Video never did kill the radio star, but there may be a very serious casualty in the smackdown between the World Wide Web and what we old timers call the “durable media.”
Of all the great crushes in my life — Chris in 5th grade, the subject of my first boy-on-boy dream (complete with, no joke, a roaring fireplace); Justin in 7th grade, who I would surreptitiously photograph at Camp Tamarack; Paul in high school, my little brother’s YMCA swimming instructor, who I never missed sight of changing in the locker room — the one that stands out above all others is the one I met in college. An English professor introduced us. I was at once captivated by his plain language and vast knowledge; his masculine, somewhat earthy scent; his perfectly straight spine; his thin, delicate pages; his minuscule, seemingly boundless print.
What hope did I have? How could I possibly resist this true, this pure, this urgent love? I was hopelessly lost from the moment I parted those covers to examine “gun” and “hangnail” and “nickname” and other marvels.
Yet there will come a time when those hardcover multi-volume memories are all I have left. I fear that I will never see the great love of my life — the Oxford English Dictionary — in its third edition in printed form.
Oh, for how long have I dreamed of wrapping myself bodily around its two dozen volumes! Of running my fingers along its stiff, bony edges. Of digging the sharp corners of its perfect, tight binding into my softly pliant flesh!
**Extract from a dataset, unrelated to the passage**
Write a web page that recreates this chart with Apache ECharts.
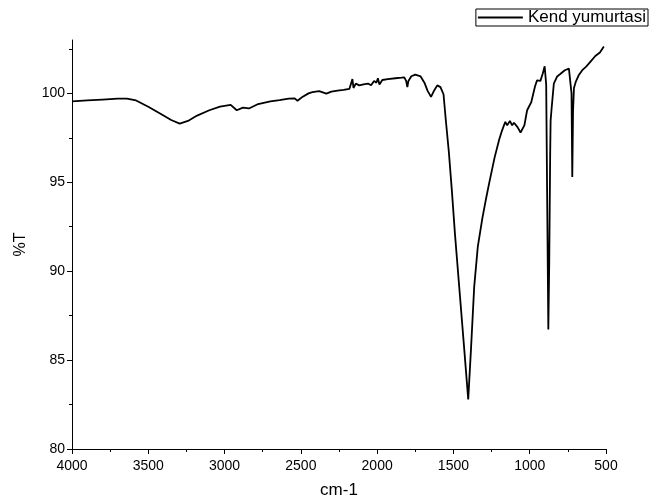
<!DOCTYPE html>
<html>
<head>
<meta charset="utf-8">
<script src="https://cdn.jsdelivr.net/npm/echarts@6/dist/echarts.min.js"></script>
<style>
  html, body { margin: 0; padding: 0; background: #fff; }
  #chart { width: 649px; height: 499px; }
</style>
</head>
<body>
<div id="chart"></div>
<script>
// FTIR spectrum
var wavenumbers = [4000, 3900, 3800, 3700, 3640, 3580, 3500, 3420, 3350, 3294, 3240, 3180, 3100, 3030, 2960, 2920, 2880, 2840, 2780, 2700, 2640, 2580, 2540, 2522, 2490, 2450, 2424, 2380, 2333, 2300, 2260, 2220, 2182, 2170, 2162, 2155, 2140, 2116, 2090, 2060, 2040, 2020, 2005, 1995, 1985, 1966, 1930, 1880, 1840, 1822, 1810, 1802, 1795, 1776, 1750, 1737, 1715, 1690, 1670, 1647, 1630, 1606, 1585, 1565, 1550, 1530, 1510, 1490, 1460, 1430, 1403, 1385, 1364, 1340, 1310, 1288, 1266, 1230, 1200, 1181, 1160, 1148, 1130, 1115, 1103, 1080, 1060, 1050, 1035, 1017, 990, 965, 952, 930, 915, 902, 892, 885, 878, 872, 866, 863, 855, 842, 820, 798, 770, 743, 732, 726, 721, 716, 710, 699, 680, 657, 630, 600, 570, 540, 514];
var transmittance = [99.55, 99.6, 99.65, 99.7, 99.7, 99.6, 99.25, 98.85, 98.5, 98.3, 98.45, 98.75, 99.05, 99.25, 99.35, 99.05, 99.2, 99.15, 99.4, 99.55, 99.62, 99.7, 99.72, 99.58, 99.8, 100.0, 100.07, 100.12, 99.98, 100.1, 100.15, 100.2, 100.25, 100.3, 100.8, 100.3, 100.55, 100.45, 100.5, 100.55, 100.45, 100.7, 100.6, 100.85, 100.5, 100.75, 100.8, 100.85, 100.88, 100.9, 100.7, 100.35, 100.7, 100.96, 101.05, 101.05, 100.95, 100.6, 100.15, 99.8, 100.1, 100.45, 100.35, 99.95, 98.5, 96.7, 94.5, 92.1, 88.9, 85.7, 82.79, 85.6, 89.1, 91.4, 93.0, 94.0, 94.94, 96.4, 97.4, 97.92, 98.4, 98.2, 98.45, 98.2, 98.35, 98.1, 97.8, 97.78, 98.2, 99.05, 99.5, 100.4, 100.73, 100.7, 101.1, 101.52, 100.5, 93.5, 86.72, 90.5, 96.5, 98.48, 99.3, 100.54, 100.95, 101.1, 101.3, 101.39, 101.35, 100.0, 95.3, 99.0, 100.3, 100.63, 101.0, 101.29, 101.5, 101.8, 102.1, 102.3, 102.64];
var yTicks = [80, 85, 90, 95, 100];
var seriesName = 'Kend yumurtasi';

var points = wavenumbers.map(function (w, i) { return [w, transmittance[i]]; });

var myChart = echarts.init(document.getElementById('chart'));
var font = 'Arial, "Liberation Sans", sans-serif';
option = {
    backgroundColor: '#fff',
    animation: false,
    grid: { left: 72, right: 43, top: 40, bottom: 50, outerBoundsMode: 'none' },
    legend: {
        right: 1,
        top: 9,
        padding: [0, 2, 0, 2],
        borderColor: '#000',
        borderWidth: 1,
        itemWidth: 45,
        itemHeight: 2,
        textStyle: { fontFamily: font, fontSize: 17, color: '#000' },
        data: [{ name: seriesName, icon: 'rect' }]
    },
    xAxis: {
        type: 'value',
        inverse: true,
        min: 500,
        max: 4000,
        interval: 500,
        name: 'cm-1',
        nameLocation: 'middle',
        nameGap: 33,
        nameTextStyle: { fontFamily: font, fontSize: 17, color: '#000' },
        axisLine: { show: true, lineStyle: { color: '#000', width: 1 } },
        axisTick: { show: true, length: 5, lineStyle: { color: '#000' } },
        minorTick: { show: true, splitNumber: 2, length: 3, lineStyle: { color: '#000' } },
        axisLabel: {
            fontFamily: font, fontSize: 14, color: '#000', margin: 10,
            formatter: function (v) { return String(v); }
        },
        splitLine: { show: false }
    },
    yAxis: {
        type: 'value',
        min: 80,
        max: 103,
        interval: 5,
        name: '%T',
        nameLocation: 'middle',
        nameGap: 43,
        nameTextStyle: { fontFamily: font, fontSize: 16, color: '#000' },
        axisLine: { show: true, lineStyle: { color: '#000', width: 1 } },
        axisTick: { show: true, length: 5, customValues: yTicks, lineStyle: { color: '#000' } },
        minorTick: { show: true, splitNumber: 2, length: 3, lineStyle: { color: '#000' } },
        axisLabel: { fontFamily: font, fontSize: 14, color: '#000', margin: 7, customValues: yTicks },
        splitLine: { show: false }
    },
    series: [{
        name: seriesName,
        type: 'line',
        data: points,
        showSymbol: false,
        symbol: 'none',
        lineStyle: { color: '#000', width: 1.8 },
        itemStyle: { color: '#000' }
    }]
};
myChart.setOption(option);
window.addEventListener('resize', function () {
    myChart.resize();
});
</script>
</body>
</html>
Of inhaling the musky perfumery of inks on thousands upon thousands of translucent leaves!
A recent visit to the OED Web site rudely wrestled me from such dizzying passions. Intending to confirm the third edition’s publishing date, I was shocked instead to learn that plans had changed dramatically since my last visit. The FAQ stated unmistakably that the revisions currently underway for the third edition will not be completed until 2037.
Two thousand.
Thirty-seven!
I will turn 61 years old that year.
The OED contains the history of the meaning of every blessed word in the English language, which includes by default a fair number of words from other languages, traced all the way back to their first recorded usage. It is the bible of my sacred tongue. An essential (and significantly large) part of the history of human thought itself. Few have anticipated the Second Coming with as much fervor as I have waited for this edition.
The second edition contains more than 300,000 words. Apparently more than 4,000 words are added every year. The OED will effectively double in size by the time the third edition is complete. There is no dictionary more well-endowed.
But the second edition is riddled with supplements and additions, a Frankenstein’s monster of cobbled volumes.
Bugger!
The complete CD-ROM edition is not available for Macintosh.
Bollocks!
And a subscription to the online service, perhaps the most bearable option, is unaffordable. Libraries in the UK and Ireland offer remote access for free, but the New York Public Library does not. (So much for one of the greatest knowledge institutions of the world.)
Rat bastards!
Unthinkably, there may not even be be a printing of the third edition! Can you imagine a 40-volume dictionary? In type too small for my old ass to read? What is the point of literacy? What is the point of living?